The Gannon Ruling on Adequacy

The Kansas Supreme Court ruled the Kansas block grant system unconstitutional. The state’s public education financing system is not reasonably calculated to ensure that all Kansas students meet or exceed the minimum standards of adequacy.  The Supreme Court has given the Kansas legislature until June 30, 2017 to enact a constitutional formula.
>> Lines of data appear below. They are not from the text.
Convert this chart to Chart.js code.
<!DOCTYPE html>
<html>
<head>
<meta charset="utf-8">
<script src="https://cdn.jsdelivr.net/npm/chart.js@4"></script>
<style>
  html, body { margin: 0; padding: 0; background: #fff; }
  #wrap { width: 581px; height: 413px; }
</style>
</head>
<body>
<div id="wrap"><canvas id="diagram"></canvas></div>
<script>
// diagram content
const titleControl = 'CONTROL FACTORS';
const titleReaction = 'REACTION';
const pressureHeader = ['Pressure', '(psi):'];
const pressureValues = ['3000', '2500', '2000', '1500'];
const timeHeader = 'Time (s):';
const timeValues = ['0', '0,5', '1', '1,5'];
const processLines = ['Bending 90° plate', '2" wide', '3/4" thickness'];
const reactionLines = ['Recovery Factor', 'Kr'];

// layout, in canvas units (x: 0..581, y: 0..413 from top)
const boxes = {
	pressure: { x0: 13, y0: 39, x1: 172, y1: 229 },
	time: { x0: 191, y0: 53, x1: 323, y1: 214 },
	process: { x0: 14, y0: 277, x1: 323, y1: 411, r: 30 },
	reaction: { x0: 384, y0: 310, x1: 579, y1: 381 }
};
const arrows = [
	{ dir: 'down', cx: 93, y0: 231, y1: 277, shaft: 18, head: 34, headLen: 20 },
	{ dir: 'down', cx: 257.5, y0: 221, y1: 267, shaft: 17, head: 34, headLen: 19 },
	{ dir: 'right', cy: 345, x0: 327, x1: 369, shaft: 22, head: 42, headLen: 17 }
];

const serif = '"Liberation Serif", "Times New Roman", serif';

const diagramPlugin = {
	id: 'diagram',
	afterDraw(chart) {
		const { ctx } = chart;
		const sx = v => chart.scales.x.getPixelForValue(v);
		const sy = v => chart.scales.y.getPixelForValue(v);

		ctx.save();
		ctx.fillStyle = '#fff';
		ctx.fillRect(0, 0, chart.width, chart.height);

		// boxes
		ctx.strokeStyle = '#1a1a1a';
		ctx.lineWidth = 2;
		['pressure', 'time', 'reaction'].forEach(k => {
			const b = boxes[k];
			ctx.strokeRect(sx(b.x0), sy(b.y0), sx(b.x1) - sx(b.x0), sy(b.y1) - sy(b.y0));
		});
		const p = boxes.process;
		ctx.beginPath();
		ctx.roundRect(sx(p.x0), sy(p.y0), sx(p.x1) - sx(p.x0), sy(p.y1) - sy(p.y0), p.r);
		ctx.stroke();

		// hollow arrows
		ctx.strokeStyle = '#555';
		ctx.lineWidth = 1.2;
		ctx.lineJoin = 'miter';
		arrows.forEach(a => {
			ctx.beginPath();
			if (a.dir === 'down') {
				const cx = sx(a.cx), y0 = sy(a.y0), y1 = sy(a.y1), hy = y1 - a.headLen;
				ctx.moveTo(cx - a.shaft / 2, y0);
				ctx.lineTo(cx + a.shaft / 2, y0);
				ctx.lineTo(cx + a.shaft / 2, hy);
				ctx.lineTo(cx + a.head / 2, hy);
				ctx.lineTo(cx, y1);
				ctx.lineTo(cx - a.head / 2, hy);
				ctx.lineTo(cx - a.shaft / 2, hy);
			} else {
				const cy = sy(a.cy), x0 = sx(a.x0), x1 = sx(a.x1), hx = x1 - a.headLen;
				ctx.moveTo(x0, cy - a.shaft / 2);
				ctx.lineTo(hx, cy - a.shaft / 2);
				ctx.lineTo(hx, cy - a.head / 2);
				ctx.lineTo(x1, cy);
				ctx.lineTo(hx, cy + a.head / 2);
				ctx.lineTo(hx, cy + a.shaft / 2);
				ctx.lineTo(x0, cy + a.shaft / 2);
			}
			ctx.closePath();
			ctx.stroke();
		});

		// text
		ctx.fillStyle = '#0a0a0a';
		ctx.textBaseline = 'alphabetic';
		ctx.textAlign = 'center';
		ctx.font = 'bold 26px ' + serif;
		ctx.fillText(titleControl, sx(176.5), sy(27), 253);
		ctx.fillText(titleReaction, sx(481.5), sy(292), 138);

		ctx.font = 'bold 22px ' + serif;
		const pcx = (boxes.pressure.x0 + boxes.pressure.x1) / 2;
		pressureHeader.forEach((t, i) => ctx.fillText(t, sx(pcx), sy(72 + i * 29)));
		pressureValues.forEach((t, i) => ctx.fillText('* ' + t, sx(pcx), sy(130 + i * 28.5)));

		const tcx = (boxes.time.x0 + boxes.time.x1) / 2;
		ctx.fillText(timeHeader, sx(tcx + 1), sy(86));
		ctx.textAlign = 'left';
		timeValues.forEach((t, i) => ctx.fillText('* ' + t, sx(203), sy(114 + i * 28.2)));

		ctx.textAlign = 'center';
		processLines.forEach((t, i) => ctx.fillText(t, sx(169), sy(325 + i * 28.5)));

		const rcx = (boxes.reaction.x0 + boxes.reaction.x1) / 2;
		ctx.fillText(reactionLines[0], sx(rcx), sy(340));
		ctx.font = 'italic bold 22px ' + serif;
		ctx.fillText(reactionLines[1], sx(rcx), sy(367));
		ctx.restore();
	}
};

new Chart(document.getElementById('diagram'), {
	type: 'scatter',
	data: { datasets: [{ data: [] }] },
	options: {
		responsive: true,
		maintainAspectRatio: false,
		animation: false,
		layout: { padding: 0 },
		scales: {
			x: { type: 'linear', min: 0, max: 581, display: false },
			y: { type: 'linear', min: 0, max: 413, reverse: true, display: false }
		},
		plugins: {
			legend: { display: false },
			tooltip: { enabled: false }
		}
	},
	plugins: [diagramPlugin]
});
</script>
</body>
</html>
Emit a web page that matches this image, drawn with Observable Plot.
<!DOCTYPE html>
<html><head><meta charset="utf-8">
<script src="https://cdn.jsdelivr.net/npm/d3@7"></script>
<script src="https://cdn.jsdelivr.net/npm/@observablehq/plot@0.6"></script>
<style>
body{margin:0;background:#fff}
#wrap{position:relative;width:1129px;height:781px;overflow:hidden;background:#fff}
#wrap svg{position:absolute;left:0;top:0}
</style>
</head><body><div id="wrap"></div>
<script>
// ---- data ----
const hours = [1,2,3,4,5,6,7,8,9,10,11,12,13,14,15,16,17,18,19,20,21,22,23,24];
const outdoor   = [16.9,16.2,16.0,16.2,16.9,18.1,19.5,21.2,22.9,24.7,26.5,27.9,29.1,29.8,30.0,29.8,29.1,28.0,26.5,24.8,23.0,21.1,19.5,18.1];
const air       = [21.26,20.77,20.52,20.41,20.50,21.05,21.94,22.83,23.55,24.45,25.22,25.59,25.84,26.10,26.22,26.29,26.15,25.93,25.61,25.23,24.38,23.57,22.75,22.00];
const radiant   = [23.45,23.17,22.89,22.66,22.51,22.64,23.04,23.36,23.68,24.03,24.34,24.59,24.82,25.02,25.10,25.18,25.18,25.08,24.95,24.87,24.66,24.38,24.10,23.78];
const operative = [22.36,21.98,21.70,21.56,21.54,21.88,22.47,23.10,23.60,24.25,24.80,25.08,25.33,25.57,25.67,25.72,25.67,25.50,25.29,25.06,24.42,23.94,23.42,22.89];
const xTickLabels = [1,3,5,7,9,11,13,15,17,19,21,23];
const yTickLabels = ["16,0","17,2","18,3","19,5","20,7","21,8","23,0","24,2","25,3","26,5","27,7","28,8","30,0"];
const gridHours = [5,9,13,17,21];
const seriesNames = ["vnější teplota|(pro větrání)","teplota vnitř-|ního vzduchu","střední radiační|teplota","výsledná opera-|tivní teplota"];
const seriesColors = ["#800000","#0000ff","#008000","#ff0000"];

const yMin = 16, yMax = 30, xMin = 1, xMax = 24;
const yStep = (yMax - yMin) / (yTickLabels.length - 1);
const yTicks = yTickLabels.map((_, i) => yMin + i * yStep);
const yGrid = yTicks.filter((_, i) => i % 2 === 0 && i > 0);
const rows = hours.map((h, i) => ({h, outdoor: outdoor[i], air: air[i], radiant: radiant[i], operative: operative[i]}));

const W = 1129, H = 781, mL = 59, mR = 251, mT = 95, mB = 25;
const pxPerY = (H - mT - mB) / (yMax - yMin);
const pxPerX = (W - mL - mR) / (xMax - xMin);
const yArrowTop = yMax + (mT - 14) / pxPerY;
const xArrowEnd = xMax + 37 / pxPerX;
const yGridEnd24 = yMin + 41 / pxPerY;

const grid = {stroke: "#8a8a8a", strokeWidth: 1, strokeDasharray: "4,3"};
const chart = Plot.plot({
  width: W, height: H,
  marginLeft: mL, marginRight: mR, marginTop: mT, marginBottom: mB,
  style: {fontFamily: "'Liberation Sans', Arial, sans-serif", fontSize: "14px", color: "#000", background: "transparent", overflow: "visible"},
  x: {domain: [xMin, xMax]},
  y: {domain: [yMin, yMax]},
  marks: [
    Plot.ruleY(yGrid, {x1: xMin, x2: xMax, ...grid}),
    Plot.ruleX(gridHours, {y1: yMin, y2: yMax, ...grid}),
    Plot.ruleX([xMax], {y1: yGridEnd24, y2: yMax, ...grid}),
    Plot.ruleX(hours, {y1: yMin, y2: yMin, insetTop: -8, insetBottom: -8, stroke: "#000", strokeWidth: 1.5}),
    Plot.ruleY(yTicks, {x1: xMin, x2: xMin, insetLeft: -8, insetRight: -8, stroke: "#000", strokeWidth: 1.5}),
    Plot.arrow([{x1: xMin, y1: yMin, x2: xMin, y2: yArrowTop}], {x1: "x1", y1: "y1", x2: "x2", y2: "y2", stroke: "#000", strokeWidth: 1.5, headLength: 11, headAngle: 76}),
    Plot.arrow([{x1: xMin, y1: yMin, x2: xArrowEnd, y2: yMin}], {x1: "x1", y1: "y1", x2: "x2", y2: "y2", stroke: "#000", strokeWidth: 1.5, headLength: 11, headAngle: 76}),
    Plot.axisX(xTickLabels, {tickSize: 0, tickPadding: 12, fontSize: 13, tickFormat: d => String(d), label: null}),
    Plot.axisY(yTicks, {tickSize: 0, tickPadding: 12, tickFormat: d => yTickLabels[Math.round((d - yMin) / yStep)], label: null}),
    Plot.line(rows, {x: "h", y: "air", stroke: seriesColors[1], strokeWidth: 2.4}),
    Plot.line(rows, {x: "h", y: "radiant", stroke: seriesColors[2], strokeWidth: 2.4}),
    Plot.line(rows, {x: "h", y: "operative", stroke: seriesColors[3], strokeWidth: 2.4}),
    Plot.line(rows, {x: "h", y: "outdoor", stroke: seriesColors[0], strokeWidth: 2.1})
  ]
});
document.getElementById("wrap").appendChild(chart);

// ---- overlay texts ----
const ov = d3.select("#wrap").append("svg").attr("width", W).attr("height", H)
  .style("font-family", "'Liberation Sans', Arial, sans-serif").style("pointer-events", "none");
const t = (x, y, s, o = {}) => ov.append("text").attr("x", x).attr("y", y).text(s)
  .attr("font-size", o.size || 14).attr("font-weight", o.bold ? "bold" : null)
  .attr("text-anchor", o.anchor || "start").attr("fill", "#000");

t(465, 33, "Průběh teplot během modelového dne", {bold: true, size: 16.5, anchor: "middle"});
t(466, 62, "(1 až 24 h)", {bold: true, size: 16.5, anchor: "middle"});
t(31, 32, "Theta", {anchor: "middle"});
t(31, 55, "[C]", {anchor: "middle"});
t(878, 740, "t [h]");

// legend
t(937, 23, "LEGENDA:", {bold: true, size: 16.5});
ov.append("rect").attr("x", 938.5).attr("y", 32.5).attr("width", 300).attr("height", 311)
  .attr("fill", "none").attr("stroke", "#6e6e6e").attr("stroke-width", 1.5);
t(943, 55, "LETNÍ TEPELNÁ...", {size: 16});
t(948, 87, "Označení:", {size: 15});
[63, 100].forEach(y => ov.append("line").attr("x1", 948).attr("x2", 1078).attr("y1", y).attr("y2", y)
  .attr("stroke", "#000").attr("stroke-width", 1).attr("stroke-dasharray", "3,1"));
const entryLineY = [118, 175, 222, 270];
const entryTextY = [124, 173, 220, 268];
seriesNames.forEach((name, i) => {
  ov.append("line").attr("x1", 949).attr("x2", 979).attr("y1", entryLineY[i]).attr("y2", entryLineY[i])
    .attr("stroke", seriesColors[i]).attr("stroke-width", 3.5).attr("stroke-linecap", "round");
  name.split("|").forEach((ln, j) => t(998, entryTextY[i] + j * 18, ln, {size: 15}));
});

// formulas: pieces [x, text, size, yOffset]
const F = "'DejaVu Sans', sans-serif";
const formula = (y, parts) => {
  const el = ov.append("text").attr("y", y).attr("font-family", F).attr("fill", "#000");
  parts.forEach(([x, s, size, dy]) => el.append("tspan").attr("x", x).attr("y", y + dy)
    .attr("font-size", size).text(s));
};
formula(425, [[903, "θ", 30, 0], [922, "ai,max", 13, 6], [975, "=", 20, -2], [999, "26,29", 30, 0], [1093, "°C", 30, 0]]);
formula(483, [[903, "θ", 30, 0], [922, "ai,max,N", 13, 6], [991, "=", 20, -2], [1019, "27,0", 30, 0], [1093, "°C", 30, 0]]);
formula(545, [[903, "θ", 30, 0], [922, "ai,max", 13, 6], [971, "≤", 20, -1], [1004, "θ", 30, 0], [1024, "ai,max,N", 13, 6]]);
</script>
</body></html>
 Not only is the State failing to provide approximately one-fourth of all its public school K-12 students with the basic skills of both reading and math, but that it is also leaving behind significant groups of harder-to-educate students. Student performance reflected in this data is related to funding levels. 15,000 of our state's African American students, or nearly one-half of their total student population, are not proficient in reading and math. 33,000 Hispanic students, or more than one-third of their student population, are not proficient in reading and math. More than one-third of our state's students who receive free and reduced lunches are not proficient in reading and math.

The ruling reflects the bare minimum needed for an adequate school funding formula – “Whether the legislature chooses to exceed these minimal standards is up to that deliberative body and ultimately the people of Kansas who elect those legislators.” 

 Once a new financing system is enacted, the State will have to satisfactorily demonstrate to the court that its proposed remedy is reasonably calculated to address the constitutional violations identified – as well as that it comports with previously identified constitutional mandates, such as equity.